The player rater also tells us which players are running ahead of pace, and which are running behind. If we know that Ian Kinsler is currently earning $52, we can judge that he is likely to earn relatively less for his team the rest of the way than he has thus far. If we know that Big Papi is earning $2 right now, we can hope that his contribution is going to increase dramatically the rest of the way (though, if we expected him to earn $20 on the year, and he’s earning $2 now, he needs to earn about $23 each of the remaining five months to get back on par). 

I don’t think you could tell the difference between a set of $20 and $23 stats, unless they were side by side.

Player Raters are overrated and underrated, too, it seems. Like most tools, it depends on what you do with them.

Is it too late to win?

KFFL – Baseball HQ

There is something weird going on at KFFL. Old stories from BaseballHQ are showing up, which is fine, but with new dates. This story is from 2003, I think, but the data is important. I’m not so sure about the conclusion.

It is good to know when you can count on the overall volatility of the standings to have “setttled.” I’m not sure I wouldn’t have guessed mid May, but I like some evidence.

I’m also sure that the volatility by category indexes, showing that stolen bases and saves change the least, is counterintuitive and correct. Alas, I’m pretty sure that the article’s conclusion, that this means buy steals and saves on draft day and trade for power later, is wrong, for all the reasons the article points out these categories are the most stable.

Still, despite its date of birth, this and probably other baseballHQ goldies are well worth checking out at KFFL.
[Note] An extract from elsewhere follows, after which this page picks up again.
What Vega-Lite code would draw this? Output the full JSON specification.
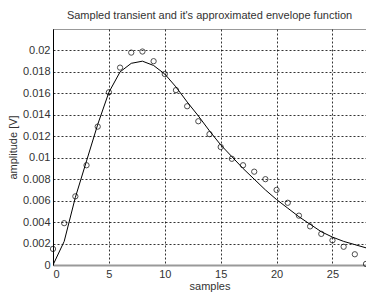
{
  "$schema": "https://vega.github.io/schema/vega-lite/v6.json",
  "width": 313,
  "height": 236,
  "padding": {"left": 53, "top": 29, "right": 0, "bottom": 29},
  "autosize": {"type": "none"},
  "background": "white",
  "config": {
    "view": {"stroke": "#999999", "strokeWidth": 1},
    "font": "Liberation Sans",
    "axis": {
      "labelFont": "Liberation Sans",
      "titleFont": "Liberation Sans",
      "labelFontSize": 11,
      "titleFontSize": 11,
      "titleFontWeight": "normal",
      "labelColor": "#333333",
      "titleColor": "#333333",
      "labelOverlap": false,
      "grid": true,
      "gridColor": "#000000",
      "gridDash": [2, 2],
      "gridOpacity": 0.8,
      "ticks": false,
      "labelPadding": 3
    }
  },
  "title": {
    "text": "Sampled transient and it's approximated envelope function",
    "font": "Liberation Sans",
    "fontSize": 11,
    "fontWeight": "normal",
    "color": "#333333",
    "offset": 8,
    "anchor": "middle"
  },
  "data": {
    "values": [
      {"n": 0, "a": 0.0015, "e": 0}, {"n": 1, "a": 0.0039, "e": 0.0022},
      {"n": 2, "a": 0.0064, "e": 0.0063}, {"n": 3, "a": 0.0093, "e": 0.0097},
      {"n": 4, "a": 0.0129, "e": 0.0131}, {"n": 5, "a": 0.0161, "e": 0.0161},
      {"n": 6, "a": 0.0184, "e": 0.0180}, {"n": 7, "a": 0.0198, "e": 0.0188},
      {"n": 8, "a": 0.0199, "e": 0.0190}, {"n": 9, "a": 0.0190, "e": 0.0186},
      {"n": 10, "a": 0.0178, "e": 0.0178}, {"n": 11, "a": 0.0163, "e": 0.0166},
      {"n": 12, "a": 0.0148, "e": 0.0152}, {"n": 13, "a": 0.0134, "e": 0.0139},
      {"n": 14, "a": 0.0122, "e": 0.0125}, {"n": 15, "a": 0.0110, "e": 0.0112},
      {"n": 16, "a": 0.0099, "e": 0.0101}, {"n": 17, "a": 0.0093, "e": 0.0090},
      {"n": 18, "a": 0.0087, "e": 0.0080}, {"n": 19, "a": 0.0080, "e": 0.0070},
      {"n": 20, "a": 0.0070, "e": 0.0061}, {"n": 21, "a": 0.0058, "e": 0.0053},
      {"n": 22, "a": 0.0046, "e": 0.0045}, {"n": 23, "a": 0.0036, "e": 0.0038},
      {"n": 24, "a": 0.0029, "e": 0.0031}, {"n": 25, "a": 0.0023, "e": 0.0026},
      {"n": 26, "a": 0.0017, "e": 0.0022}, {"n": 27, "a": 0.0010, "e": 0.0019},
      {"n": 28, "a": 0.0001, "e": 0.0016}
    ]
  },
  "encoding": {
    "x": {
      "field": "n", "type": "quantitative",
      "scale": {"domain": [0, 28], "nice": false},
      "axis": {"values": [0, 5, 10, 15, 20, 25], "title": "samples", "titlePadding": 1, "domainColor": "#999999", "domainWidth": 2}
    }
  },
  "layer": [
    {
      "mark": {"type": "line", "color": "#000000", "strokeWidth": 1, "clip": true},
      "encoding": {
        "y": {
          "field": "e", "type": "quantitative",
          "scale": {"domain": [0, 0.022], "nice": false},
          "axis": {
            "values": [0, 0.002, 0.004, 0.006, 0.008, 0.01, 0.012, 0.014, 0.016, 0.018, 0.02],
            "format": "~g",
            "labelOverlap": false,
            "title": "amplitude [V]",
            "titlePadding": 4,
            "domainColor": "#000000"
          }
        }
      }
    },
    {
      "mark": {"type": "point", "shape": "circle", "filled": false, "color": "#000000", "size": 28, "strokeWidth": 1, "clip": false},
      "encoding": {
        "y": {
          "field": "a", "type": "quantitative",
          "scale": {"domain": [0, 0.022], "nice": false},
          "axis": {
            "values": [0, 0.002, 0.004, 0.006, 0.008, 0.01, 0.012, 0.014, 0.016, 0.018, 0.02],
            "format": "~g",
            "labelOverlap": false,
            "title": "amplitude [V]",
            "titlePadding": 4,
            "domainColor": "#000000"
          }
        }
      }
    }
  ]
}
It May Be Time to Acquire Power

Derek Carty–THT Fantasy Focus

The Hit Tracker reports that home runs are flying about five feet farther than they were last year and there is little chance this is random, which may mean the ball is juiced. Derek Carty explains how you can turn this into an advantage, maybe.

I’m not sure what to make of The Hit Tracker, Greg Rybarczyk’s trajectory simulator software. It is certainly impressive and I feel comfortable relying on it’s individual stats for the fun business of characterizing blasts, but is it really accurate enough to get granular over an average of five feet per homer? Is it accurate enough to say that the ball is juiced based on the Hit Tracker reports? 

I’m not saying I know it isn’t, but I’m skeptical. Still, it isn’t a bad idea to look at guys who had just barely enough power last year (Jack Cust leads that list, along with Ryan Braun and Mark Reynolds in the AL) and think that they just might benefit. 

Also, to clear up an issue in Carty’s story: If there is m ore hitting in the year, the value of the best pitchers generally goes up. And if there is more pitching, the value of the best hitters usually goes up.